The overhead of the queuing framework for both kernel launches and memory copies is roughly 5-15 us, so I suspect this is what you’re hitting.

If you want faster latencies than than that (!) it will be tricky but maybe possible with some cleverness by skipping the queue and running a persistent kernel that polls the system memory via zero-copy memory mapping (a feature added in CUDA 2.2). That’s a pretty advanced strategy, though, one that I am not aware of anyone ever even trying yet.

The lowest latency CUDA devices are the integrated GPUs, since they hang right on the system memory bus and you don’t need the extra memory hops. That would only give the relatively weak 9400m for processing power, but it’d likely have the smallest latency of any GPU.

Incidentally, I’m hoping someone (like tmurray) gets ahold of one of these new Lynnfield Intel processors that go into the LGA-1156 socket motherboards. They integrate the PCI Express 2.0 x16 controller onto the processor itself, so I’m curious if that changes the CUDA latency any…

HELLO

I doubt that it will have a significant impact on latency. I’ll ask around.

I’ve always wondered that too. From what I see, it seems like many motherboards are using those 16 lanes to split into two x8 slots. (sigh…)

But if there aren’t big latency improvements from adding it to the CPU die, then why bother? CPU area is precious, so they must have some reason.

That reason may not be performance, though, it may be some kind of design savings by allowing simpler bridge chips with no PCIe support of their own at all.

This would also remove some extra traces on the motherboard and thus help motherboard manufacture costs.

This was probably part of the reasoning, for sure. These new processors drop the high-speed QPI interface (25 GB/sec) present on the LGA-1366 chips for something called DMI (2 GB/sec). The slower interface cannot support a PCIe 2.0 x16 link, so they pushed it onto the chip. I don’t know if this was just platform cost-saving (though it did make the die size go up a little) or if this is also designed to improve latency, much like the shift of the memory controller from the Northbridge to the processor itself back when the Opteron came out.

I still suspect most PCIe limited kernels are still being held back by bandwidth and not latency, but as the PCIe standard grows in clock rate, latency might emerge as the performance killer for mid-sized problems.

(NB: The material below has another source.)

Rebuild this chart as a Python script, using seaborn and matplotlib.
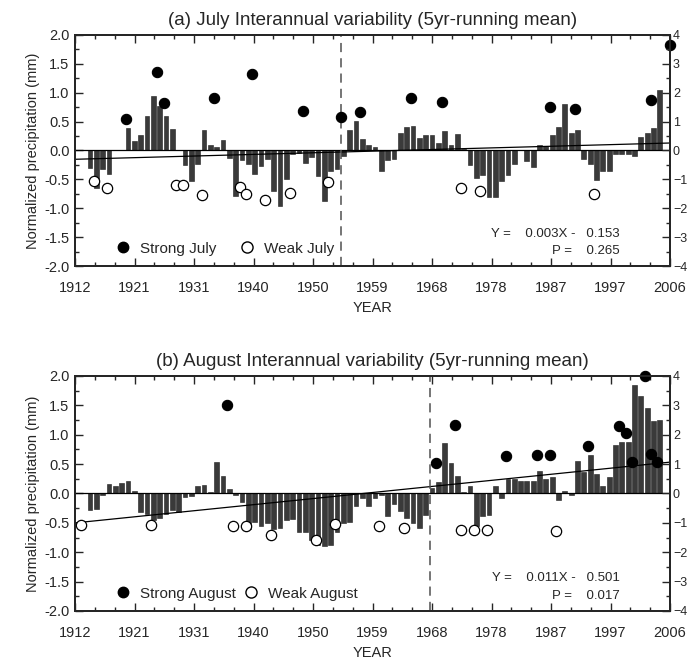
import numpy as np
import matplotlib
matplotlib.use("Agg")
import matplotlib.pyplot as plt
import seaborn as sns
from matplotlib.lines import Line2D
from matplotlib.ticker import FixedLocator, MultipleLocator, FormatStrFormatter

sns.set_style("ticks")
plt.rcParams['font.family'] = ['Liberation Sans', 'DejaVu Sans']

# 5yr running mean, 1914-2004
years = np.arange(1914, 2005)
july_rm = [-0.31, -0.65, -0.32, -0.41, 0.01, 0.0, 0.39, 0.16, 0.27, 0.60,
           0.94, 0.77, 0.60, 0.375, 0.01, -0.25, -0.53, -0.23, 0.36, 0.09,
           0.06, 0.18, -0.125, -0.79, -0.17, -0.24, -0.40, -0.27, -0.14, -0.70,
           -0.96, -0.49, -0.07, -0.05, -0.21, -0.11, -0.45, -0.88, -0.35, -0.32,
           -0.10, 0.36, 0.51, 0.19, 0.10, 0.06, -0.35, -0.17, -0.14, 0.31,
           0.41, 0.43, 0.22, 0.27, 0.26, 0.13, 0.33, 0.10, 0.29, 0.02,
           -0.25, -0.47, -0.42, -0.80, -0.80, -0.53, -0.43, -0.23, 0.0, -0.19,
           -0.29, 0.10, 0.08, 0.26, 0.41, 0.80, 0.30, 0.35, -0.14, -0.23,
           -0.52, -0.35, -0.35, -0.06, -0.07, -0.07, -0.10, 0.23, 0.31, 0.38,
           1.05]
aug_rm = [-0.29, -0.27, -0.02, 0.16, 0.12, 0.18, 0.22, 0.05, -0.31, -0.35,
          -0.45, -0.42, -0.35, -0.29, -0.32, -0.06, -0.04, 0.12, 0.15, 0.02,
          0.53, 0.29, 0.08, -0.02, -0.15, -0.61, -0.49, -0.55, -0.51, -0.60,
          -0.59, -0.45, -0.44, -0.65, -0.65, -0.79, -0.875, -0.90, -0.875, -0.65,
          -0.50, -0.48, -0.21, -0.07, -0.22, -0.07, -0.02, -0.38, -0.18, -0.30,
          -0.42, -0.50, -0.58, -0.36, 0.10, 0.19, 0.86, 0.52, 0.29, 0.03,
          0.12, -0.56, -0.39, -0.36, 0.12, -0.07, 0.24, 0.24, 0.22, 0.22,
          0.22, 0.39, 0.25, 0.28, -0.12, 0.05, -0.02, 0.55, 0.37, 0.66,
          0.33, 0.13, 0.28, 0.83, 0.88, 0.88, 1.85, 1.65, 1.45, 1.24,
          1.25]

# strong / weak years (normalized precipitation)
july_strong_yr = [1920, 1925, 1926, 1934, 1940, 1948, 1954, 1957, 1965, 1970, 1987, 1991, 2003, 2006]
july_strong_val = [0.55, 1.36, 0.82, 0.91, 1.32, 0.69, 0.575, 0.66, 0.90, 0.83, 0.75, 0.72, 0.88, 1.82]
july_weak_yr = [1915, 1917, 1928, 1929, 1932, 1938, 1939, 1942, 1946, 1952, 1973, 1976, 1994]
july_weak_val = [-0.53, -0.65, -0.60, -0.60, -0.77, -0.64, -0.76, -0.86, -0.74, -0.55, -0.655, -0.71, -0.76]

aug_strong_yr = [1936, 1969, 1972, 1980, 1985, 1987, 1993, 1998, 1999, 2000, 2002, 2003, 2004]
aug_strong_val = [1.51, 0.52, 1.17, 0.63, 0.65, 0.65, 0.80, 1.15, 1.02, 0.54, 2.0, 0.67, 0.54]
aug_weak_yr = [1913, 1924, 1937, 1939, 1943, 1950, 1953, 1960, 1964, 1973, 1975, 1977, 1988]
aug_weak_val = [-0.53, -0.53, -0.56, -0.55, -0.70, -0.79, -0.52, -0.55, -0.58, -0.62, -0.62, -0.62, -0.64]

# trend: Y = a*X + b, X = year - 1912
july_fit = (0.003, -0.153, 0.265)
aug_fit = (0.011, -0.501, 0.017)

xticks = np.linspace(1912, 2006, 11)
xticklabels = ['1912', '1921', '1931', '1940', '1950', '1959', '1968', '1978', '1987', '1997', '2006']


def draw_panel(ax, rm, s_yr, s_val, w_yr, w_val, fit, split, title, lab_s, lab_w, colsp, tpad):
    ax.bar(years, rm, width=0.75, align='edge', color='#3a3a3a',
           edgecolor='#1e1e1e', linewidth=0.4, zorder=2)
    ax.axhline(0, color='black', lw=0.9, zorder=3)
    xx = np.array([1912, 2006])
    ax.plot(xx, fit[0] * (xx - 1912) + fit[1], color='black', lw=0.9, zorder=3)
    ax.axvline(split, color='#505050', lw=1.1, ls=(0, (6, 4)), zorder=3)
    sns.scatterplot(x=s_yr, y=s_val, ax=ax, color='black', s=55,
                    edgecolor='black', linewidth=0.8, zorder=5, clip_on=False)
    sns.scatterplot(x=w_yr, y=w_val, ax=ax, facecolor='white', s=55,
                    edgecolor='black', linewidth=0.9, zorder=5, clip_on=False)

    ax.set_xlim(1912, 2006)
    ax.set_ylim(-2, 2)
    ax.xaxis.set_major_locator(FixedLocator(xticks))
    ax.xaxis.set_minor_locator(FixedLocator(np.linspace(1912, 2006, 31)))
    ax.set_xticklabels(xticklabels)
    ax.yaxis.set_major_locator(MultipleLocator(0.5))
    ax.yaxis.set_minor_locator(MultipleLocator(0.25))
    ax.yaxis.set_major_formatter(FormatStrFormatter('%.1f'))
    ax.tick_params(which='both', direction='in', top=True, right=False, labelsize=10.5, width=1)
    ax.tick_params(which='major', length=6)
    ax.tick_params(which='minor', length=3)
    ax.tick_params(axis='x', pad=11)
    ax.tick_params(axis='y', pad=4)
    for sp in ax.spines.values():
        sp.set_linewidth(1.4)
    ax.set_xlabel('YEAR', fontsize=10.5, labelpad=4)
    ax.set_ylabel('Normalized precipitation (mm)', fontsize=10.5, labelpad=3)
    ax.set_title(title, fontsize=13.5, pad=tpad)

    axr = ax.twinx()
    axr.set_ylim(-4, 4)
    axr.yaxis.set_major_locator(MultipleLocator(1))
    axr.yaxis.set_minor_locator(MultipleLocator(0.5))
    axr.tick_params(which='both', direction='in', labelsize=9, width=1, pad=2)
    axr.tick_params(which='major', length=6)
    axr.tick_params(which='minor', length=3)
    for sp in axr.spines.values():
        sp.set_linewidth(1.4)

    handles = [Line2D([], [], marker='o', ls='', color='black', markersize=7.5),
               Line2D([], [], marker='o', ls='', markerfacecolor='white',
                      markeredgecolor='black', markersize=8)]
    ax.legend(handles, [lab_s, lab_w], loc='lower left', bbox_to_anchor=(0.045, -0.015),
              ncol=2, frameon=False, fontsize=11, handlelength=1.0,
              handletextpad=0.6, columnspacing=colsp)

    ax.text(0.915, 0.14, f'Y =    {fit[0]:.3f}X -   {abs(fit[1]):.3f}',
            transform=ax.transAxes, ha='right', va='center', fontsize=9.5)
    ax.text(0.915, 0.065, f'P =    {fit[2]:.3f}',
            transform=ax.transAxes, ha='right', va='center', fontsize=9.5)


fig = plt.figure(figsize=(6.88, 6.66), dpi=100)
ax1 = fig.add_axes([0.109, 0.6006, 0.865, 0.347])
ax2 = fig.add_axes([0.109, 0.0826, 0.865, 0.353])

draw_panel(ax1, july_rm, july_strong_yr, july_strong_val, july_weak_yr, july_weak_val,
           july_fit, 1954, '(a) July Interannual variability (5yr-running mean)',
           'Strong July', 'Weak July', 1.5, 7)
draw_panel(ax2, aug_rm, aug_strong_yr, aug_strong_val, aug_weak_yr, aug_weak_val,
           aug_fit, 1968, '(b) August Interannual variability (5yr-running mean)',
           'Strong August', 'Weak August', 0.5, 7)

fig.savefig('out.png', dpi=100)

So, thinking ahead to the future, does the PCIe spec allow bus mastering? So on some future hardware, perhaps the GPUs could find each other and talk to each other with no CPU involved at all?

This will obviously be very useful in the future. (It’d be useful NOW for GPU<->GPU memory transfers!)

As stated above it’s where you could use Mapped Pinned Memory, to enable asynchronous communication between CPU and GPU, using host memory for the communication queues (it doesn’t even need Atomic operations :-) ).

You could communicate GPU->Memory->GPU, CPU->Memory->GPU, GPU->Memory->CPU, anyway, with really low latency (largely under the microsecond!), withour stopping kernel execution or interfering with cpu execution.